Gradient sampling algorithm for subsmooth functions
Dimitris Boskos, Jorge Cortés, Sonia Martínez
TL;DR
The paper studies non-smooth optimization where the objective is the max over a parameterized family, $f(x)=\max_{\theta\in\Theta}F(x,\theta)$, with inner maximization preventing closed-form objective values and gradients.It extends gradient sampling to a modified gradient sampling (mGS) framework that uses an oracle to approximate inner maximizers and samples nearby gradients to form a descent direction, proving almost-sure convergence to Clarke stationary points under the weaker assumption that $f$ is lower-$\mathcal{C}^2$ (subsmooth) on an open full-measure set.The authors provide convergence proofs, invariance guarantees to convex domains, and a distributionally robust coverage optimization example showing that the objective is lower-$\mathcal{C}^2$ and that iterates can be guided toward a desired convex set without adding hard constraints.Numerical experiments demonstrate robustness to density uncertainty, with two- and multi-agent setups showing convergence where standard gradient methods may fail, and a penalty term ensuring attractivity inside a convex region.
Abstract
This paper considers non-smooth optimization problems where we seek to minimize the pointwise maximum of a continuously parameterized family of functions.

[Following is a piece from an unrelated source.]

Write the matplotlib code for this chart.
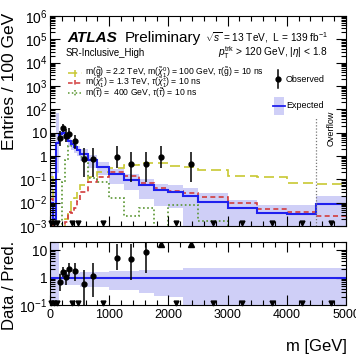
import numpy as np
import matplotlib
matplotlib.use('Agg')
import matplotlib.pyplot as plt
from matplotlib.lines import Line2D
from matplotlib.patches import Rectangle
import matplotlib.ticker as mt

plt.rcParams['font.family'] = ['Liberation Sans', 'DejaVu Sans']
plt.rcParams['mathtext.fontset'] = 'custom'
plt.rcParams['mathtext.rm'] = 'Liberation Sans'
plt.rcParams['mathtext.it'] = 'Liberation Sans:italic'
plt.rcParams['mathtext.bf'] = 'Liberation Sans:bold'

# ---------------- data ----------------
bin_edges = [0, 50, 100, 150, 200, 250, 300, 350, 400, 450, 500, 650, 800, 1000,
             1250, 1500, 1750, 2000, 2250, 2500, 3000, 3500, 4000, 4500, 5000]

expected = [0.01, 0.002, 3.6, 8.5, 10.0, 7.3, 4.4, 3.2, 2.5, 1.8, 1.25, 0.66, 0.33,
            0.17, 0.095, 0.055, 0.034, 0.029, 0.019, 0.011, 0.0058, 0.0036, 0.0033, 0.0086]
# relative uncertainty band (ratio space)
band_up = [20, 20, 20, 1.45, 1.45, 1.45, 1.45, 1.45, 1.45, 1.45, 1.65, 1.65, 1.65,
           1.7, 1.7, 1.9, 1.9, 1.9, 2.3, 2.3, 2.3, 2.3, 2.3, 2.3]
band_dn = [0.05, 0.05, 0.05, 0.55, 0.55, 0.55, 0.55, 0.55, 0.55, 0.55, 0.47, 0.47, 0.47,
           0.36, 0.36, 0.27, 0.22, 0.2, 0.05, 0.05, 0.05, 0.05, 0.05, 0.05]

sig_gluino = [0.12, 1e-6, 1e-6, 1e-6, 1e-6, 0.002, 0.004, 0.012, 0.016, 0.03, 0.06, 0.12, 0.2,
              0.3, 0.42, 0.49, 0.49, 0.38, 0.35, 0.25, 0.14, 0.12, 0.073, 0.063]
sig_chargino = [0.015, 1e-6, 1e-6, 1e-6, 1e-6, 0.0015, 0.004, 0.0035, 0.006, 0.012, 0.03, 0.075, 0.125,
                0.21, 0.135, 0.072, 0.042, 0.032, 0.027, 0.017, 0.01, 0.0052, 0.0041, 0.0027]
sig_stau = [1e-6, 1e-6, 1e-6, 1e-6, 0.08, 0.7, 2.8, 3.2, 2.6, 1.8, 0.9, 0.11, 0.075,
            0.016, 0.0026, 0.006, 1e-6, 0.0079, 0.0079, 0.0017, 1e-6, 1e-6, 1e-6, 1e-6]

observed = [0, 0, 0, 6.0, 15.6, 7.5, 9.0, 0, 4.3, 0, 0.76, 0.76, 0,
            0.91, 0.46, 0.46, 0.91, 0, 0.46, 0, 0, 0, 0, 0]
obs_low = [0, 0, 0, 2.7, 10.5, 4.0, 5.2, 0, 1.9, 0, 0.13, 0.13, 0,
           0.31, 0.08, 0.08, 0.31, 0, 0.08, 0, 0, 0, 0, 0]
obs_high = [0, 0, 0, 11.8, 23.5, 14.0, 15.5, 0, 8.3, 0, 2.3, 2.3, 0,
            2.8, 1.55, 1.55, 2.8, 0, 1.55, 0, 0, 0, 0, 0]

labels_sig = [r'm($\tilde{\mathrm{g}}$) = 2.2 TeV, m($\tilde{\chi}^{0}_{1}$) = 100 GeV, $\tau$($\tilde{\mathrm{g}}$) = 10 ns',
              r'm($\tilde{\chi}^{\pm}_{1}$) = 1.3 TeV, $\tau$($\tilde{\chi}^{\pm}_{1}$) = 10 ns',
              r'm($\tilde{\tau}$) =  400 GeV, $\tau$($\tilde{\tau}$) = 10 ns']

# ---------------- style ----------------
W, H = 356, 364
fig = plt.figure(figsize=(W / 100, H / 100), dpi=100)


def fx(px):
    return px / W


def fy(py):
    return 1 - py / H


BLUE = '#2020ee'
BAND = '#cfcff7'
YEL = '#c8c832'
RED = '#d23c3c'
GRN = '#5a9632'
styles = [(YEL, (0, (6, 3))), (RED, (0, (3, 2))), (GRN, (0, (1, 1.5)))]

ax = fig.add_axes([fx(50), fy(226), fx(346) - fx(50), fy(16) - fy(226)])
ax2 = fig.add_axes([fx(50), fy(305), fx(346) - fx(50), fy(242) - fy(305)])
ax.set_yscale('log')
ax2.set_yscale('log')

edges = np.array(bin_edges, float)
centers = 0.5 * (edges[1:] + edges[:-1])
exp = np.array(expected)
up = np.array(band_up)
dn = np.array(band_dn)
obs = np.array(observed)
olo = np.array(obs_low)
ohi = np.array(obs_high)

# main panel
ax.stairs(exp * up, edges, baseline=exp * dn, fill=True, color=BAND, lw=0)
for vals, (c, ls) in zip([sig_gluino, sig_chargino, sig_stau], styles):
    ax.stairs(vals, edges, baseline=None, color=c, ls=ls, lw=1.2)
ax.stairs(exp, edges, baseline=None, color=BLUE, lw=1.5)

has = obs > 0
ax.errorbar(centers[has], obs[has], yerr=[obs[has] - olo[has], ohi[has] - obs[has]],
            fmt='o', color='k', ms=3.5, elinewidth=1.1, capsize=0, zorder=5)
ax.plot(centers[~has], np.full((~has).sum(), 1.3e-3), 'kv', ms=3.5, zorder=5, clip_on=False)

ax.axvline(edges[-2], ymin=0, ymax=0.515, color='#777777', ls=(0, (1, 1.5)), lw=0.9)

ax.set_xlim(edges[0], edges[-1])
ax.set_ylim(1e-3, 1e6)


def logfmt(v, pos):
    e = int(round(np.log10(v)))
    if e == 0:
        return '1'
    if e == 1:
        return '10'
    return r'$10^{%d}$' % e


# ratio panel
ax2.set_ylim(0.1, 20)
ax2.set_xlim(edges[0], edges[-1])
ax2.stairs(up, edges, baseline=dn, fill=True, color=BAND, lw=0)
ax2.axhline(1, color=BLUE, lw=1.5)
ratio = np.where(has, obs / exp, 0)
rlo = olo / exp
rhi = ohi / exp
inr = has & (ratio < 20)
ax2.errorbar(centers[inr], ratio[inr], yerr=[ratio[inr] - rlo[inr], rhi[inr] - ratio[inr]],
             fmt='o', color='k', ms=3.5, elinewidth=1.1, capsize=0, zorder=5)
over = has & (ratio >= 20)
ax2.plot(centers[over], np.full(over.sum(), 17.0), 'k^', ms=3.8, zorder=5)
ax2.plot(centers[~has], np.full((~has).sum(), 0.118), 'kv', ms=3.5, zorder=5, clip_on=False)

for a in (ax, ax2):
    a.xaxis.set_major_locator(mt.MultipleLocator(1000))
    a.xaxis.set_minor_locator(mt.MultipleLocator(200))
    a.yaxis.set_major_locator(mt.LogLocator(base=10, numticks=20))
    a.yaxis.set_minor_locator(mt.LogLocator(base=10, subs=np.arange(2, 10), numticks=100))
    a.yaxis.set_major_formatter(mt.FuncFormatter(logfmt))
    a.yaxis.set_minor_formatter(mt.NullFormatter())
    a.tick_params(which='both', direction='in', top=True, right=True, width=0.8)
    a.tick_params(which='major', length=7)
    a.tick_params(which='minor', length=3.5)
    a.tick_params(axis='y', labelsize=10, pad=2)
    a.tick_params(axis='x', labelsize=9, pad=3)
ax.tick_params(labelbottom=False)

# ---------------- texts ----------------
fig.text(fx(67), fy(38), 'ATLAS', weight='bold', style='italic', size=11, va='center')
fig.text(fx(125), fy(38), 'Preliminary', size=11, va='center')
fig.text(fx(66), fy(53), 'SR-Inclusive_High', size=6.9, va='center')
fig.text(fx(328), fy(38), r'$\sqrt{s}$ = 13 TeV,  L = 139 fb$^{-1}$', ha='right', va='center', size=7.3)
fig.text(fx(328), fy(53), r'$p_{\mathrm{T}}^{\mathrm{trk}}$ > 120 GeV, |$\eta$| < 1.8', ha='right', va='center', size=7.3)

for i, ((c, ls), lab) in enumerate(zip(styles, labels_sig)):
    yy = 73 + 10 * i
    fig.add_artist(Line2D([fx(68), fx(82)], [fy(yy), fy(yy)], color=c, ls=ls, lw=1.1))
    fig.add_artist(Line2D([fx(75), fx(75)], [fy(yy - 3.5), fy(yy + 3.5)], color=c, ls=ls, lw=1.1))
    fig.text(fx(85), fy(yy), lab, size=6.2, va='center')

fig.add_artist(Line2D([fx(278), fx(278)], [fy(70), fy(88)], color='k', lw=1.1))
fig.add_artist(Line2D([fx(278)], [fy(79)], marker='o', ms=3.5, color='k'))
fig.text(fx(286), fy(79), 'Observed', size=6.5, va='center')
fig.add_artist(Rectangle((fx(274), fy(115)), fx(284) - fx(274), fy(97) - fy(115),
                         transform=fig.transFigure, color=BAND, lw=0))
fig.add_artist(Line2D([fx(273), fx(285)], [fy(106), fy(106)], color=BLUE, lw=1.3))
fig.text(fx(286), fy(106), 'Expected', size=6.5, va='center')

fig.text(fx(331), fy(128), 'Overflow', rotation=90, ha='center', va='center', size=6.5)

fig.text(fx(10), fy(13), 'Entries / 100 GeV', rotation=90, ha='center', va='top', size=12.5)
fig.text(fx(10), fy(241), 'Data / Pred.', rotation=90, ha='center', va='top', size=12)
fig.text(fx(347), fy(347), 'm [GeV]', ha='right', va='center', size=12)

fig.savefig('out.png', dpi=100)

Since the objective function is given as the solution to a maximization problem, neither its values nor its gradients are available in closed form, which calls for approximation. Our approach hinges upon extending the so-called gradient sampling algorithm, which approximates the Clarke generalized gradient of the objective function at a point by sampling its derivative at nearby locations. This allows us to select descent directions around points where the function may fail to be differentiable and establish algorithm convergence to a stationary point from any initial condition. Our key contribution is to prove this convergence by alleviating the requirement on continuous differentiability of the objective function on an open set of full measure. We further provide assumptions under which a desired convex subset of the decision space is rendered attractive for the iterates of the algorithm.